-- BEGIN DATA RECORDS --
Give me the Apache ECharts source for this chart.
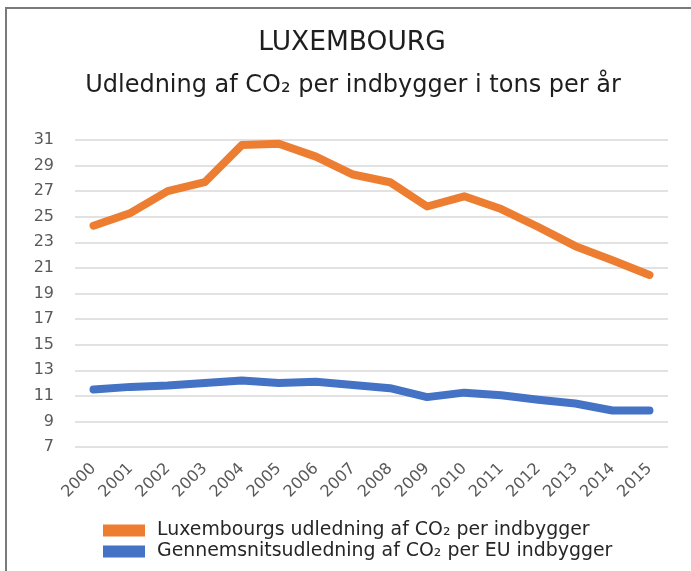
<!DOCTYPE html>
<html>
<head>
<meta charset="utf-8">
<script src="https://cdn.jsdelivr.net/npm/echarts@6/dist/echarts.min.js"></script>
<style>
html,body{margin:0;padding:0;background:#fff;}
#chart{width:691px;height:571px;}
</style>
</head>
<body>
<div id="chart"></div>
<script>
const years = ['2000','2001','2002','2003','2004','2005','2006','2007','2008','2009','2010','2011','2012','2013','2014','2015'];
const luxembourg = [24.3, 25.3, 27.0, 27.7, 30.6, 30.7, 29.7, 28.3, 27.7, 25.8, 26.6, 25.6, 24.2, 22.7, 21.6, 20.45];
const euAverage = [11.5, 11.7, 11.8, 12.0, 12.2, 12.0, 12.1, 11.85, 11.6, 10.9, 11.25, 11.05, 10.7, 10.4, 9.85, 9.85];
const yTicks = [7, 9, 11, 13, 15, 17, 19, 21, 23, 25, 27, 29, 31];
const seriesNames = ['Luxembourgs udledning af CO\u2082 per indbygger', 'Gennemsnitsudledning af CO\u2082 per EU indbygger'];
const colors = ['#ED7D31', '#4472C4'];

const chart = echarts.init(document.getElementById('chart'));
const font = 'DejaVu Sans';
chart.setOption({
  animation: false,
  backgroundColor: '#fff',
  textStyle: { fontFamily: font },
  graphic: [
    { type: 'rect', shape: { x: 6, y: 8, width: 720, height: 620 }, style: { fill: 'none', stroke: '#7a7a7a', lineWidth: 2 }, silent: true },
    { type: 'text', x: 352, y: 43, style: { text: 'LUXEMBOURG', fontFamily: font, fontSize: 26.5, fill: '#1e1e1e', textAlign: 'center', textVerticalAlign: 'middle' } },
    { type: 'text', x: 353, y: 86, style: { text: 'Udledning af CO\u2082 per indbygger i tons per år', fontFamily: font, fontSize: 24, fill: '#1e1e1e', textAlign: 'center', textVerticalAlign: 'middle' } }
  ],
  grid: { left: 75, right: 23, top: 140, bottom: 124, containLabel: false },
  legend: {
    orient: 'vertical', left: 103, top: 521, height: 50, padding: 0,
    itemWidth: 42, itemHeight: 12, itemGap: 2,
    icon: 'rect',
    textStyle: { fontFamily: font, fontSize: 18.9, lineHeight: 19, color: '#262626', padding: [0, 0, 0, 7] },
    data: [
      { name: seriesNames[0], itemStyle: { color: colors[0] } },
      { name: seriesNames[1], itemStyle: { color: colors[1] } }
    ]
  },
  xAxis: {
    type: 'category', data: years, boundaryGap: true,
    axisLine: { show: false }, axisTick: { show: false },
    axisLabel: { rotate: 45, fontFamily: font, fontSize: 16, color: '#595959', margin: 19, interval: 0 }
  },
  yAxis: {
    type: 'value', min: 7, max: 31,
    axisLine: { show: false },
    axisTick: { show: false, customValues: yTicks },
    axisLabel: { customValues: yTicks, fontFamily: font, fontSize: 16, color: '#595959', margin: 21 },
    splitLine: { show: true, lineStyle: { color: '#d9d9d9', width: 1.5 } }
  },
  series: [
    { name: seriesNames[0], type: 'line', data: luxembourg, showSymbol: false, symbol: 'none',
      itemStyle: { color: colors[0] }, lineStyle: { color: colors[0], width: 8, cap: 'round', join: 'round' } },
    { name: seriesNames[1], type: 'line', data: euAverage, showSymbol: false, symbol: 'none',
      itemStyle: { color: colors[1] }, lineStyle: { color: colors[1], width: 8, cap: 'round', join: 'round' } }
  ]
});
</script>
</body>
</html>
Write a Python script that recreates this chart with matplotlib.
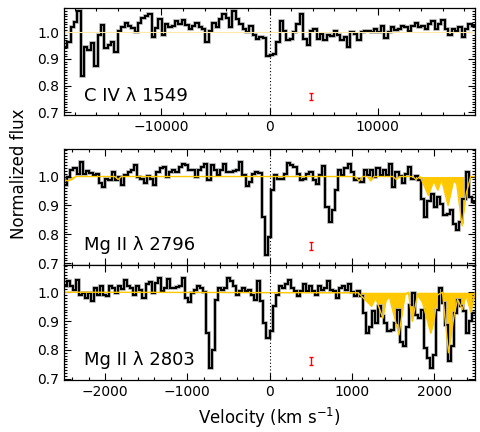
import numpy as np
import matplotlib
matplotlib.use("Agg")
import matplotlib.pyplot as plt
from matplotlib.ticker import MultipleLocator, FormatStrFormatter

# C IV 1549 flux, 300 km/s-ish bins from -19000 to 19000 km/s
civ_flux = [0.945, 0.964, 1.018, 1.039, 1.079, 0.836, 0.945, 0.933, 0.958, 0.873,
            0.988, 1.027, 0.940, 0.952, 0.964, 0.927, 1.006, 1.018, 1.036, 1.024,
            1.015, 1.000, 1.036, 1.055, 1.060, 1.067, 0.982, 1.015, 1.048, 0.988,
            1.030, 1.018, 1.024, 1.042, 1.030, 1.045, 1.027, 1.012, 1.024, 1.036,
            1.018, 1.012, 0.964, 1.006, 1.036, 1.018, 1.048, 1.067, 1.055, 1.018,
            1.079, 1.048, 1.030, 1.012, 1.000, 1.024, 0.988, 0.976, 0.982, 0.978,
            0.909, 0.915, 0.920, 0.964, 1.042, 1.006, 0.970, 0.976, 1.000, 1.030,
            1.067, 0.976, 0.952, 1.006, 1.012, 0.976, 0.994, 0.970, 0.988, 0.985,
            1.006, 0.988, 0.970, 0.982, 0.945, 1.000, 0.994, 0.970, 1.000, 1.004,
            1.006, 1.000, 1.012, 1.000, 1.024, 0.978, 1.000, 1.018, 1.010, 1.012,
            1.024, 1.018, 1.006, 1.024, 1.036, 1.018, 1.024, 1.012, 1.030, 1.042,
            1.012, 1.030, 1.045, 1.012, 0.988, 1.012, 1.006, 1.018, 0.982, 1.012,
            1.030, 1.024]

# Mg II 2796 flux, bins from -2500 to 2500 km/s
mg1_flux = [0.970, 1.000, 1.022, 1.028, 1.008, 1.051, 1.010, 1.019, 1.013, 1.005,
            1.008, 0.976, 0.964, 0.993, 0.987, 1.016, 0.987, 0.997, 0.970, 1.005,
            1.016, 1.022, 1.039, 0.999, 0.993, 0.976, 1.001, 0.993, 0.970, 1.016,
            1.028, 1.034, 0.999, 1.016, 1.024, 1.016, 1.034, 1.045, 1.039, 1.024,
            1.024, 0.999, 1.022, 1.034, 1.045, 0.987, 1.039, 1.022, 1.005, 1.022,
            1.045, 1.016, 1.016, 1.020, 1.022, 1.051, 1.005, 0.966, 0.981, 1.010,
            1.016, 1.013, 0.860, 0.730, 0.790, 0.952, 1.005, 0.993, 0.993, 1.010,
            1.048, 1.040, 1.034, 1.010, 0.987, 0.993, 1.010, 1.016, 0.987, 0.973,
            1.005, 1.036, 0.894, 0.842, 0.883, 0.952, 1.022, 1.005, 1.028, 1.045,
            1.016, 0.987, 0.993, 0.981, 1.022, 1.005, 1.022, 0.999, 1.028, 1.005,
            1.022, 1.005, 1.045, 0.964, 1.016, 1.001, 0.976, 1.010, 1.034, 0.993,
            1.001, 0.987, 0.923, 0.860, 0.917, 0.940, 0.894, 0.929, 0.906, 0.866,
            0.871, 0.883, 0.837, 0.815, 0.842, 0.923, 1.016, 0.929, 0.912]

# Mg II 2803 flux, bins from -2500 to 2500 km/s
mg2_flux = [1.021, 1.038, 1.021, 1.007, 1.042, 0.992, 0.998, 0.980, 0.998, 0.969,
            1.015, 0.992, 1.021, 0.992, 0.986, 1.021, 1.015, 0.998, 1.023, 1.012,
            1.044, 1.023, 1.015, 0.992, 1.021, 1.009, 0.980, 1.027, 1.035, 0.998,
            1.033, 1.050, 1.003, 1.015, 1.046, 1.015, 1.015, 1.019, 1.023, 1.050,
            0.980, 0.965, 0.998, 1.009, 1.021, 1.015, 1.000, 0.858, 0.736, 0.800,
            0.974, 1.015, 1.009, 1.015, 1.050, 1.038, 1.021, 0.992, 1.003, 1.015,
            1.003, 1.009, 0.992, 0.972, 1.038, 0.969, 0.893, 0.841, 0.864, 0.951,
            0.992, 1.021, 1.015, 1.030, 1.044, 1.015, 1.003, 0.986, 1.003, 1.027,
            1.003, 1.021, 1.003, 0.992, 1.021, 1.009, 1.015, 1.038, 1.009, 1.003,
            0.980, 1.015, 1.021, 1.007, 1.030, 1.000, 0.986, 1.003, 0.986, 0.928,
            0.858, 0.881, 0.934, 0.893, 0.951, 0.916, 0.893, 0.864, 0.870, 0.893,
            0.940, 0.829, 0.812, 0.881, 0.957, 0.998, 0.922, 0.910, 0.940, 0.806,
            0.771, 0.736, 0.782, 0.940, 1.015, 0.963, 0.887, 0.760, 0.812, 0.928,
            0.974, 0.951, 0.934, 0.858, 0.899, 0.928]

# absorption models (yellow)
mg1_model_v = [-2500, -2450, -2400, -2360, -1880, -1840, -1800, 1040, 1090, 1130,
               1190, 1230, 1270, 1500, 1540, 1580, 1740, 1780, 1830, 1930, 1995,
               2045, 2090, 2170, 2235, 2275, 2340, 2390, 2445, 2500]
mg1_model_f = [0.99, 0.985, 0.99, 1.0, 1.0, 0.99, 1.0, 1.0, 0.985, 1.0,
               1.0, 0.985, 1.0, 1.0, 0.99, 1.0, 1.0, 0.99, 1.0, 0.935, 0.985,
               0.953, 0.99, 0.90, 0.985, 0.975, 0.83, 0.94, 1.0, 1.0]

mg2_model_v = [-2500, 1078, 1240, 1289, 1378, 1415, 1455, 1573, 1646, 1687,
               1736, 1797, 1858, 1960, 2000, 2041, 2102, 2175, 2244, 2285,
               2346, 2387, 2448, 2500]
mg2_model_f = [1.0, 0.998, 0.951, 0.98, 0.91, 0.97, 0.985, 0.852, 0.99, 1.0,
               0.899, 0.99, 0.965, 0.858, 0.90, 0.99, 1.0, 0.79, 0.92, 0.975,
               0.94, 0.99, 0.93, 1.0]

labels = ["C IV λ 1549", "Mg II λ 2796", "Mg II λ 2803"]
err_x = [3800, 500, 500]
err_y = 0.76
err_size = 0.014

gold = "#ffc800"

fig = plt.figure(figsize=(4.8, 4.32), dpi=100)
ax1 = fig.add_axes([0.133, 0.734, 0.857, 0.247])
ax2 = fig.add_axes([0.133, 0.387, 0.857, 0.268])
ax3 = fig.add_axes([0.133, 0.120, 0.857, 0.267])
axes = [ax1, ax2, ax3]


def draw_spec(ax, flux, vmin, vmax):
    edges = np.linspace(vmin, vmax, len(flux) + 1)
    ax.stairs(flux, edges, baseline=None, color="#b0b0b0", lw=2.6)
    ax.stairs(flux, edges, baseline=None, color="black", lw=1.5)


# top panel
ax1.axhline(1.0, color="#ffe9a8", lw=0.8)
draw_spec(ax1, civ_flux, -19000, 19000)
ax1.set_xlim(-19000, 19000)
ax1.set_ylim(0.69, 1.09)
ax1.xaxis.set_major_locator(MultipleLocator(10000))
ax1.xaxis.set_minor_locator(MultipleLocator(2000))

# middle panel
ax2.fill_between(mg1_model_v, mg1_model_f, 1.0, color=gold, lw=0)
ax2.plot(mg1_model_v, mg1_model_f, color=gold, lw=1)
draw_spec(ax2, mg1_flux, -2500, 2500)
ax2.set_xlim(-2500, 2500)
ax2.set_ylim(0.695, 1.095)

# bottom panel
ax3.fill_between(mg2_model_v, mg2_model_f, 1.0, color=gold, lw=0)
ax3.plot(mg2_model_v, mg2_model_f, color=gold, lw=1)
draw_spec(ax3, mg2_flux, -2500, 2500)
ax3.set_xlim(-2500, 2500)
ax3.set_ylim(0.695, 1.095)

for ax in [ax2, ax3]:
    ax.xaxis.set_major_locator(MultipleLocator(1000))
    ax.xaxis.set_minor_locator(MultipleLocator(200))
ax2.tick_params(axis="x", labelbottom=False)

for i, ax in enumerate(axes):
    ax.axvline(0, color="black", ls=(0, (1, 2)), lw=0.8)
    ax.errorbar([err_x[i]], [err_y], yerr=err_size, color="red",
                capsize=1.5, lw=1, capthick=1)
    ax.text(0.05, 0.13, labels[i], transform=ax.transAxes, fontsize=13,
            va="baseline", ha="left")
    ax.yaxis.set_major_locator(MultipleLocator(0.1))
    ax.yaxis.set_minor_locator(MultipleLocator(0.01))
    ax.yaxis.set_major_formatter(FormatStrFormatter("%.1f"))
    ax.tick_params(which="both", direction="in", top=True, right=True,
                   labelsize=10, width=0.8)
    ax.tick_params(which="major", length=5)
    ax.tick_params(which="minor", length=2.5)
    for s in ax.spines.values():
        s.set_linewidth(0.9)

ax3.set_xlabel("Velocity (km s$^{-1}$)", fontsize=12, labelpad=5)
fig.text(0.04, 0.597, "Normalized flux", rotation=90, fontsize=12,
         ha="center", va="center")

fig.savefig("out.png", dpi=100)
-- END DATA RECORDS --
WORK INSTRUCTIONS:
Which lines of the data above contain "this"? Copy each one.

WRITTEN REPLY:
Give me the Apache ECharts source for this chart.
Write a Python script that recreates this chart with matplotlib.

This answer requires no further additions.